It’s Time To Stop Saying ‘Buxom Wench’

Posted June 20, 2014

In today’s society, we’ve become desensitized to so many harsh and offensive words that it’s nearly become impossible to tell when we’re crossing the line in conversation. We need to realize that some of these words have the power to hurt and that’s exactly why I think it’s time we stop saying buxom wench.

Surely, everyone reading this has heard buxom wench being thrown around casually dozens of times and there might even be women out there who describe themselves as buxom wenches with some sort of pride. Admittedly, I’ve used the words many times to describe my friends, but the fact is, the phrase is steeped in sexism and harms all women, no matter how innocently it’s intended.

You see, even when we casually use the word buxom wench, we’re only perpetuating the perception of women as shapely, lowborn milkmaids willing to shed their garments for mere morsels of silver and an oath of fealty to the presiding lordship.

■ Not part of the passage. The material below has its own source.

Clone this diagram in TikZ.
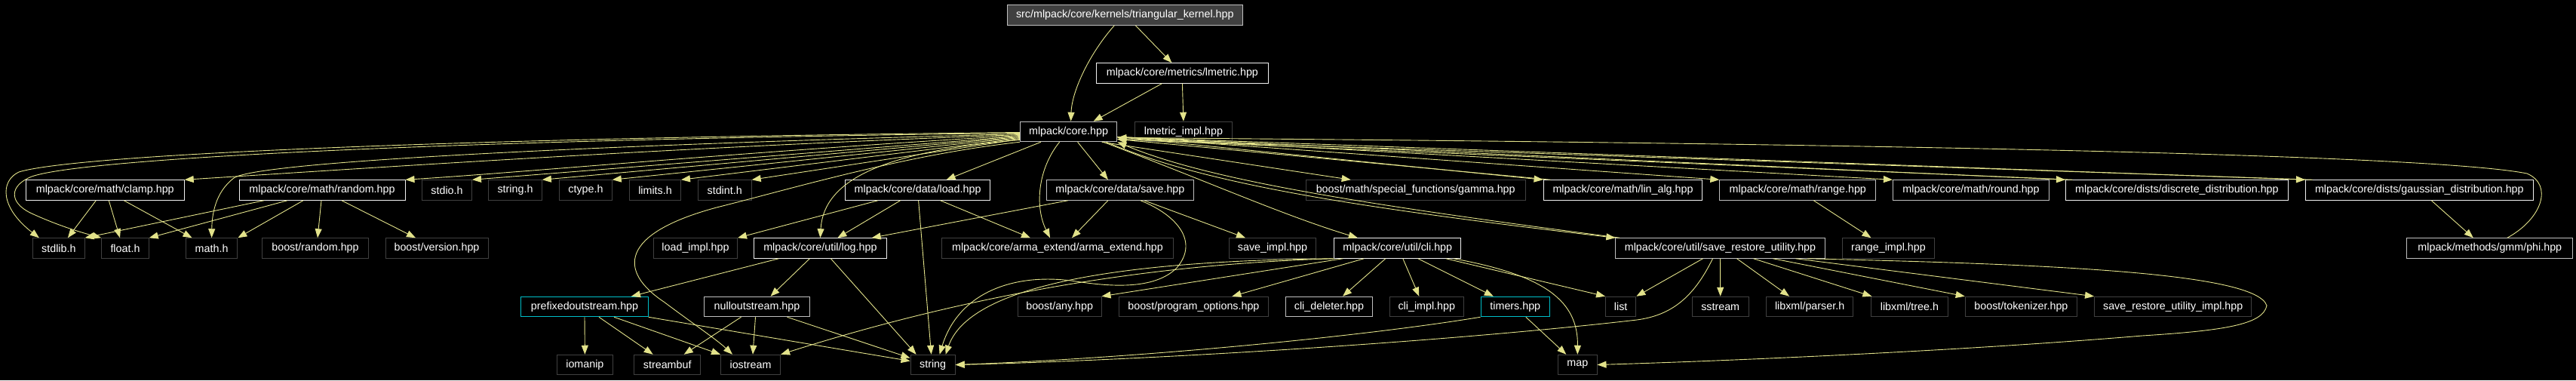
\documentclass[tikz,border=0pt]{standalone}
\usepackage{fontspec}
\setmainfont{Liberation Sans}
\usetikzlibrary{arrows.meta}
\definecolor{edgecol}{RGB}{226,226,138}
\definecolor{docline}{RGB}{240,240,240}
\definecolor{docgray}{RGB}{191,191,191}
\definecolor{extline}{RGB}{64,64,64}
\definecolor{hiline}{RGB}{0,190,200}
\definecolor{srcfill}{RGB}{64,64,64}

\begin{document}
\begin{tikzpicture}[x=1pt, y=-1pt,
        hfile/.style={
        rectangle, draw=docline, fill=black, text=white,
        line width=1pt, inner sep=0pt, minimum height=26.5pt,
        font=\fontsize{14.3pt}{16pt}\selectfont},
        doc/.style={hfile},
        docg/.style={hfile, draw=docgray},
        ext/.style={hfile, draw=extline},
        hilite/.style={hfile, draw=hiline},
        srcfile/.style={hfile, draw=docgray, fill=srcfill},
        dep/.style={draw=edgecol, line width=0.9pt,
        -{Triangle[length=12pt,width=9pt]}},
        ]

        \useasboundingbox (0,0) rectangle (3415,504);
        \fill[black] (0,0) rectangle (3415,504);

        \node (kern) [srcfile, minimum width=312.6pt] at (1491.3,20) {src/mlpack/core/kernels/triangular\_kernel.hpp};
        \node (lmetric) [doc, minimum width=228.7pt] at (1567.4,97) {mlpack/core/metrics/lmetric.hpp};
        \node (core) [docg, minimum width=128.4pt] at (1416.6,174.5) {mlpack/core.hpp};
        \node (lmetimpl) [ext, minimum width=128.7pt] at (1568.9,174.5) {lmetric\_impl.hpp};

        \node (clamp) [doc, minimum width=209.8pt] at (139.3,252) {mlpack/core/math/clamp.hpp};
        \node (random) [doc, minimum width=220pt] at (427,252) {mlpack/core/math/random.hpp};
        \node (stdio) [ext, minimum width=66pt] at (592.5,252) {stdio.h};
        \node (stringh) [ext, minimum width=70.7pt] at (683,252) {string.h};
        \node (ctype) [ext, minimum width=69.5pt] at (776.5,252) {ctype.h};
        \node (limits) [ext, minimum width=68pt] at (868.5,252) {limits.h};
        \node (stdint) [ext, minimum width=71pt] at (960.7,252) {stdint.h};
        \node (load) [doc, minimum width=192.3pt] at (1216.6,252) {mlpack/core/data/load.hpp};
        \node (save) [docg, minimum width=195.3pt] at (1484.9,252) {mlpack/core/data/save.hpp};
        \node (gamma) [ext, minimum width=291.2pt] at (1876.7,252) {boost/math/special\_functions/gamma.hpp};
        \node (linalg) [doc, minimum width=210.9pt] at (2151.5,252) {mlpack/core/math/lin\_alg.hpp};
        \node (range) [docg, minimum width=207pt] at (2383.3,252) {mlpack/core/math/range.hpp};
        \node (round) [docg, minimum width=207.2pt] at (2613,252) {mlpack/core/math/round.hpp};
        \node (discrete) [doc, minimum width=294.9pt] at (2885.9,252) {mlpack/core/dists/discrete\_distribution.hpp};
        \node (gaussian) [doc, minimum width=301.7pt] at (3207.3,252) {mlpack/core/dists/gaussian\_distribution.hpp};

        \node (stdlib) [ext, minimum width=68.4pt] at (77.9,329) {stdlib.h};
        \node (floath) [ext, minimum width=62.5pt] at (166,329) {float.h};
        \node (mathh) [ext, minimum width=68.5pt] at (280.6,329) {math.h};
        \node (brandom) [ext, minimum width=140.6pt] at (418,329) {boost/random.hpp};
        \node (bversion) [ext, minimum width=136pt] at (579,329) {boost/version.hpp};
        \node (loadimpl) [ext, minimum width=111pt] at (922,329) {load\_impl.hpp};
        \node (log) [doc, minimum width=175.6pt] at (1087.4,329) {mlpack/core/util/log.hpp};
        \node (arma) [ext, minimum width=307.5pt] at (1402,329) {mlpack/core/arma\_extend/arma\_extend.hpp};
        \node (saveimpl) [ext, minimum width=115.3pt] at (1687,329) {save\_impl.hpp};
        \node (cli) [doc, minimum width=168pt] at (1852.8,329) {mlpack/core/util/cli.hpp};
        \node (sru) [docg, minimum width=277.3pt] at (2280.5,329) {mlpack/core/util/save\_restore\_utility.hpp};
        \node (rangeimpl) [ext, minimum width=121.4pt] at (2503.5,329) {range\_impl.hpp};
        \node (phi) [docg, minimum width=219.7pt] at (3300.8,329) {mlpack/methods/gmm/phi.hpp};

        \node (prefixed) [hilite, minimum width=168.3pt] at (775,406.5) {prefixedoutstream.hpp};
        \node (nullout) [docg, minimum width=139.5pt] at (1003.5,406.5) {nulloutstream.hpp};
        \node (bany) [ext, minimum width=110.6pt] at (1404.7,406.5) {boost/any.hpp};
        \node (bpo) [ext, minimum width=198.7pt] at (1582.4,406.5) {boost/program\_options.hpp};
        \node (clidel) [docg, minimum width=115pt] at (1762,406.5) {cli\_deleter.hpp};
        \node (cliimpl) [ext, minimum width=97.6pt] at (1891.3,406.5) {cli\_impl.hpp};
        \node (timers) [hilite, minimum width=91.4pt] at (2008.8,406.5) {timers.hpp};
        \node (list) [ext, minimum width=40.3pt] at (2148.7,406.5) {list};
        \node (sstream) [ext, minimum width=75pt] at (2280.7,406.5) {sstream};
        \node (parser) [ext, minimum width=115.5pt] at (2399.1,406.5) {libxml/parser.h};
        \node (tree) [ext, minimum width=101.8pt] at (2531.4,406.5) {libxml/tree.h};
        \node (tokenizer) [ext, minimum width=148.4pt] at (2679.4,406.5) {boost/tokenizer.hpp};
        \node (sruimpl) [ext, minimum width=208.3pt] at (2880.7,406.5) {save\_restore\_utility\_impl.hpp};

        \node (iomanip) [ext, minimum width=74pt] at (775.4,483.5) {iomanip};
        \node (streambuf) [ext, minimum width=88.4pt] at (884.7,483.5) {streambuf};
        \node (iostream) [ext, minimum width=79.2pt] at (995,483.5) {iostream};
        \node (string) [ext, minimum width=59.2pt] at (1236.6,483.5) {string};
        \node (map) [ext, minimum width=51.4pt] at (2091.3,483.5) {map};

        \draw[dep] ([xshift=-14pt]kern.south) .. controls (1445,70) and (1421,120) .. ([xshift=3pt]core.north);
        \draw[dep] ([xshift=14pt]kern.south) -- ([xshift=-14pt]lmetric.north);
        \draw[dep] ([xshift=-27pt]lmetric.south) -- ([xshift=33pt]core.north);
        \draw[dep] (lmetric.south) -- (lmetimpl.north);

        \draw[dep] ([yshift=-1pt]core.west) .. controls (600,183) and (100,205) .. (25,228) .. controls (0,240) and (0,275) .. ([xshift=-26pt]stdlib.north);
        \draw[dep] ([yshift=-2pt]core.west) .. controls (600,185) and (110,210) .. (42,234) .. controls (12,246) and (12,268) .. (40,282) .. controls (70,296) and (100,306) .. (floath.north west);
        \draw[dep] ([yshift=-3pt]core.west) .. controls (800,192) and (340,214) .. (310,236) .. controls (285,255) and (281,285) .. (mathh.north);
        \draw[dep] ([yshift=-4pt]core.west) .. controls (900,195) and (500,222) .. (clamp.north east);
        \draw[dep] ([yshift=-5pt]core.west) .. controls (1000,200) and (700,228) .. (random.north east);
        \draw[dep] ([yshift=-6pt]core.west) -- (stdio.north east);
        \draw[dep] ([yshift=-7pt]core.west) -- (stringh.north east);
        \draw[dep] ([yshift=-8pt]core.west) -- (ctype.north east);
        \draw[dep] ([yshift=-9pt]core.west) -- (limits.north east);
        \draw[dep] ([yshift=-10pt]core.west) -- (stdint.north east);
        \draw[dep] ([yshift=-11pt]core.west) .. controls (1180,200) and (1092,235) .. (log.north);
        \draw[dep] (core.south west) .. controls (1200,205) and (1050,250) .. (950,275) .. controls (820,310) and (820,360) .. (880,400) .. controls (920,430) and (950,450) .. ([xshift=-24pt]iostream.north);

        \draw[dep] ([xshift=28pt]core.south west) -- ([xshift=38pt]load.north);
        \draw[dep] ([xshift=-12pt]core.south) .. controls (1375,225) and (1372,275) .. ([xshift=-10pt]arma.north);
        \draw[dep] ([xshift=12pt]core.south) -- ([xshift=-16pt]save.north);
        \draw[dep] ([xshift=44pt]core.south) -- ([xshift=-86pt]gamma.north);
        \draw[dep] ([xshift=46pt]core.south) .. controls (1600,240) and (1700,285) .. ([xshift=-53pt]cli.north);
        \draw[dep] ([xshift=50pt]core.south) .. controls (1600,245) and (1800,275) .. (sru.north west);

        \draw[dep] ([yshift=-7pt]core.east) -- (linalg.north west);
        \draw[dep] ([yshift=-7pt]core.east) -- (range.north west);
        \draw[dep] ([yshift=-7pt]core.east) -- (round.north west);
        \draw[dep] ([yshift=-7pt]core.east) -- (discrete.north west);
        \draw[dep] ([yshift=-7pt]core.east) -- (gaussian.north west);

        \draw[dep] ([xshift=10pt]linalg.north west) -- ([yshift=-10pt]core.east);
        \draw[dep] ([xshift=10pt]discrete.north west) -- ([yshift=-10pt]core.east);
        \draw[dep] ([xshift=10pt]gaussian.north west) -- ([yshift=-10pt]core.east);
        \draw[dep] ([xshift=6pt]sru.north west) .. controls (1800,270) and (1600,238) .. (core.south east);
        \draw[dep] ([xshift=23pt]phi.north) .. controls (3370,290) and (3385,245) .. (3350,230) .. controls (3200,200) and (2200,188) .. ([yshift=-8pt]core.east);

        \draw[dep] ([xshift=-12pt]clamp.south) -- ([xshift=12pt]stdlib.north);
        \draw[dep] ([xshift=5pt]clamp.south) -- ([xshift=-7pt]floath.north);
        \draw[dep] ([xshift=25pt]clamp.south) -- ([xshift=-26pt]mathh.north);
        \draw[dep] ([xshift=-77pt]random.south) -- (stdlib.north east);
        \draw[dep] ([xshift=-46pt]random.south) -- (floath.north east);
        \draw[dep] ([xshift=-25pt]random.south) -- (mathh.north east);
        \draw[dep] ([xshift=-1pt]random.south) -- ([xshift=3pt]brandom.north);
        \draw[dep] ([xshift=26pt]random.south) -- ([xshift=-28pt]bversion.north);

        \draw[dep] ([xshift=44pt]load.south west) -- (loadimpl.north east);
        \draw[dep] ([xshift=-23pt]load.south) -- ([xshift=23pt]log.north);
        \draw[dep] ([xshift=30pt]load.south) -- ([xshift=-36pt]arma.north);
        \draw[dep] ([xshift=1pt]load.south) -- ([xshift=-2pt]string.north);

        \draw[dep] ([xshift=-69pt]save.south) -- ([xshift=-20pt]log.north east);
        \draw[dep] ([xshift=-16pt]save.south) -- ([xshift=19pt]arma.north);
        \draw[dep] ([xshift=32pt]save.south) -- ([xshift=-36pt]saveimpl.north);
        \draw[dep] ([xshift=27pt]save.south) .. controls (1560,285) and (1590,320) .. (1560,355) .. controls (1530,385) and (1470,380) .. (1420,372) .. controls (1340,362) and (1270,390) .. ([xshift=9pt]string.north);

        \draw[dep] ([xshift=-55pt]log.south) -- ([xshift=62pt]prefixed.north);
        \draw[dep] ([xshift=-14pt]log.south) -- ([xshift=18pt]nullout.north);
        \draw[dep] ([xshift=14pt]log.south) -- ([xshift=-22pt]string.north);

        \draw[dep] (prefixed.south) -- (iomanip.north);
        \draw[dep] ([xshift=19pt]prefixed.south) -- ([xshift=-19pt]streambuf.north);
        \draw[dep] ([xshift=39pt]prefixed.south) -- ([xshift=-40pt]iostream.north);
        \draw[dep] (prefixed.south east) -- ([yshift=5pt]string.west);
        \draw[dep] ([xshift=-21pt]nullout.south) -- ([xshift=22pt]streambuf.north);
        \draw[dep] ([xshift=-2pt]nullout.south) -- ([xshift=3pt]iostream.north);
        \draw[dep] ([xshift=40pt]nullout.south) -- ([yshift=9pt]string.west);

        \draw[dep] (cli.south west) .. controls (1600,348) and (1350,370) .. (iostream.north east);
        \draw[dep] (cli.south west) .. controls (1550,345) and (1290,365) .. ([xshift=17pt]string.north);
        \draw[dep] ([xshift=12pt]cli.south west) -- (bany.north east);
        \draw[dep] ([xshift=40pt]cli.south west) -- ([xshift=51pt]bpo.north);
        \draw[dep] ([xshift=-16pt]cli.south) -- ([xshift=18pt]clidel.north);
        \draw[dep] ([xshift=7pt]cli.south) -- ([xshift=-10pt]cliimpl.north);
        \draw[dep] ([xshift=27pt]cli.south) -- ([xshift=-29pt]timers.north);
        \draw[dep] ([xshift=64pt]cli.south) -- (list.north west);
        \draw[dep] ([xshift=74pt]cli.south) .. controls (2050,365) and (2092,400) .. (map.north);

        \draw[dep] ([xshift=14pt]timers.south) -- ([xshift=-15pt]map.north);
        \draw[dep] (timers.south west) .. controls (1800,447) and (1500,475) .. (string.east);

        \draw[dep] ([xshift=-23pt]sru.south) -- (list.north east);
        \draw[dep] (sru.south) -- (sstream.north);
        \draw[dep] ([xshift=22pt]sru.south) -- ([xshift=-27pt]parser.north);
        \draw[dep] ([xshift=44pt]sru.south) -- ([xshift=-50pt]tree.north);
        \draw[dep] ([xshift=70pt]sru.south) -- (tokenizer.north west);
        \draw[dep] ([xshift=100pt]sru.south) -- (sruimpl.north west);
        \draw[dep] ([xshift=115pt]sru.south) .. controls (2700,350) and (2990,360) .. (3005,405) .. controls (3000,430) and (2950,438) .. (2840,445) .. controls (2600,465) and (2300,478) .. (map.east);
        \draw[dep] ([xshift=-10pt]sru.south) .. controls (2245,395) and (2215,418) .. (2170,424) .. controls (1900,455) and (1500,478) .. (string.east);

        \draw[dep] ([xshift=16pt]gaussian.south) -- ([xshift=-22pt]phi.north);
        \draw[dep] ([xshift=21pt]range.south) -- ([xshift=-23pt]rangeimpl.north);
\end{tikzpicture}
\end{document}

This is not okay.

Yet the use of buxom wench has been casually across popular media, whether it’s the 89 times it was said in 2006’s The Departed or the dozens of Jay Z songs that refer to all women as buxom wenches. Today’s young girls are growing up with these cultural cues and we’re setting them up to live in a world that treats them as nothing more than amply-bosomed strumpets raised amongst the countryside’s poorest sheep shearers and gong farmers. Let’s put a stop to this word, and quickly.

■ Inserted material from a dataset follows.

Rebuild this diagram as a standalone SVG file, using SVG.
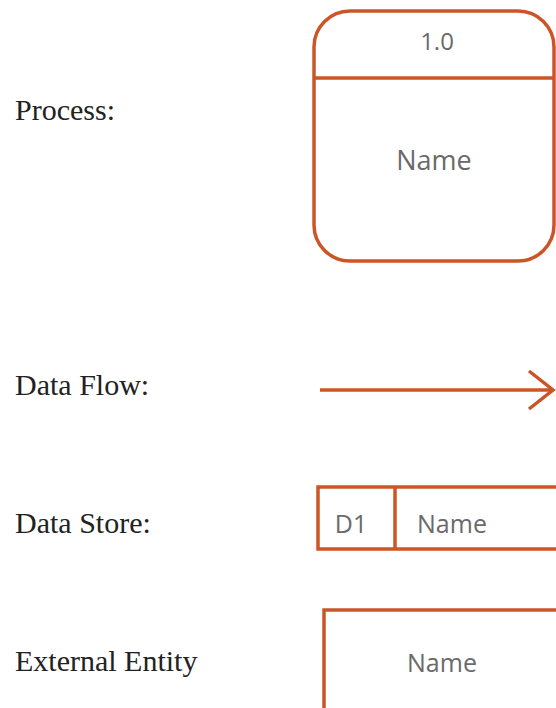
<svg xmlns="http://www.w3.org/2000/svg" width="556" height="708" viewBox="0 0 556 708">
  <style>
    .legend { font-family: "Liberation Serif", "Times New Roman", serif; font-size: 30px; fill: #222; }
    .shape { fill: #fff; stroke: #cc5528; stroke-width: 3.5; }
    .line { fill: none; stroke: #cc5528; stroke-width: 3.5; }
    .lbl { font-family: "Open Sans", "Noto Sans", sans-serif; fill: #6a6a6a; text-anchor: middle; }
  </style>
  <rect width="556" height="708" fill="#fff"/>

  <!-- legend captions -->
  <g id="captions">
    <text class="legend" x="15" y="120">Process:</text>
    <text class="legend" x="15" y="395">Data Flow:</text>
    <text class="legend" x="15" y="533">Data Store:</text>
    <text class="legend" x="15" y="671">External Entity</text>
  </g>

  <!-- process symbol -->
  <g id="process">
    <rect class="shape" x="314" y="11" width="240" height="250" rx="36" ry="36"/>
    <line class="line" x1="314" y1="78" x2="554" y2="78"/>
    <text class="lbl" x="437" y="50" font-size="24">1.0</text>
    <text class="lbl" x="434" y="170" font-size="27">Name</text>
  </g>

  <!-- data flow symbol -->
  <g id="connectors">
    <line class="line" x1="320" y1="390" x2="553" y2="390"/>
    <polyline class="line" points="529,371 553,390 529,409"/>
  </g>

  <!-- data store symbol -->
  <g id="data-store">
    <path class="line" d="M560,487 H318 V549 H560"/>
    <line class="line" x1="395" y1="487" x2="395" y2="549"/>
    <text class="lbl" x="351" y="533" font-size="25">D1</text>
    <text class="lbl" x="452" y="533" font-size="25">Name</text>
  </g>

  <!-- external entity symbol -->
  <g id="external-entity">
    <path class="line" d="M560,610 H324 V712"/>
    <text class="lbl" x="442" y="672" font-size="25">Name</text>
  </g>
</svg>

And it’s also important that we remember that buxom wench isn’t the only word we should stop using. Words like hedge-born lass, trumpery harlot, and round-heeled trollop all have the same impact on women’s rights and the way women are perceived. Casual use of these words further fuel our patriarchal society that simultaneously shames women for sexual activity and groups them as mere rabble of the peasant class.

We need to realize that eliminating buxom wench from our vocabularies isn’t limiting, it’s freeing and it will provide a better world for the next generation of women. Truth is, the sooner we eliminate these words, the sooner we can make sure that today’s young wenches becomes tomorrow’s flaxen-haired nobility.